Star Wars superlaser steps out of sci-fi
By LabOnline Staff
Monday, 01 May, 2017
Macquarie University researchers have proven a method for multiplying laser power using diamond, demonstrating that the superlaser from film franchise Star Wars may not remain in the realm of science fiction for much longer.
The superlaser in Star Wars — the primary weapon of the Death Star battle stations — was powered by eight kyber crystals. Laser beams generated from these crystals were focused and combined into a single blast, which was capable of destroying an entire planet at full output.
Similarly, the Macquarie University researchers demonstrate a concept where the power of multiple laser beams is transferred into a single intense output beam that can be directed to the intended target. Their study has been published in the journal Laser and Photonics Reviews.
“This discovery is technologically important as laser researchers are struggling with increasing power beyond a certain level due to the large challenges in handling the large heat build-up, and combining beams from multiple lasers is one of the most promising ways to substantially raise the power barrier,” said lead experimentalist Dr Aaron McKay.
The key to the high-powered beam is placing an ultrapure diamond crystal at the point of convergence. The beam-combining is achieved in diamond by harnessing a cooperative effect of the crystal that causes intense light beams to transfer their power into a selected direction while avoiding the beam distortion problems of single-laser technologies. The process also changes the colour of the laser beam.

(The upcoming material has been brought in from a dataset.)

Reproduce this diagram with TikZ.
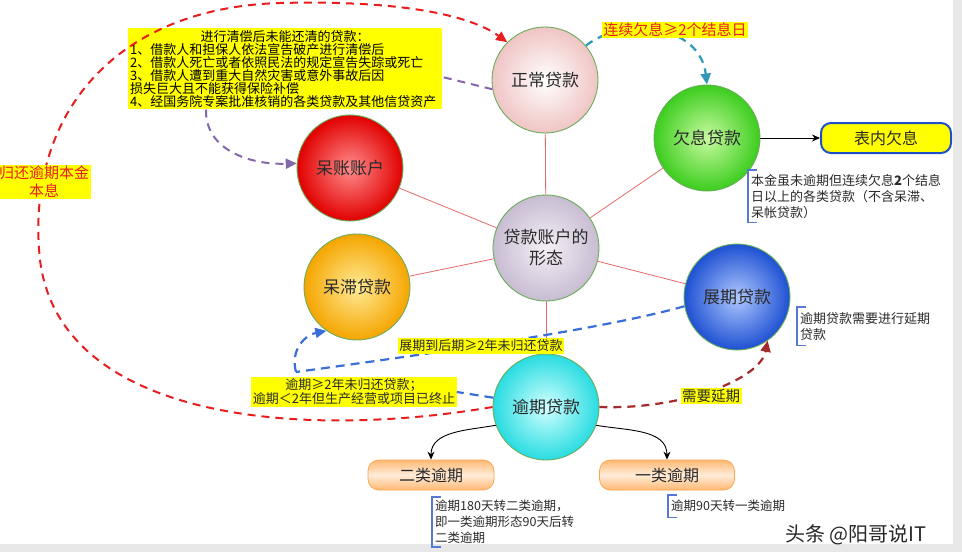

“The particular wavelength of the directed energy beam is critical to the efficient transmission through the atmosphere and to reduce the eye hazard for people, or indeed animals, who may be in the vicinity of the beam,” said study co-author Associate Professor Rich Mildren.
Although other materials have exhibited the same type of beam-combining properties, the choice of diamond is essential for high power. The power-transfer effect at the heart of the device, called Raman scattering, is particularly strong in diamond. Diamond is also outstanding for its ability to rapidly dissipate waste heat.
The new laser development has real-world and high-stakes applications, with high-power lasers seen as a key tool in areas such as defence. Associate Professor Mildren added that such a laser may also be useful in space applications, including powering space vehicles and tackling the growing space junk problem that threatens satellites.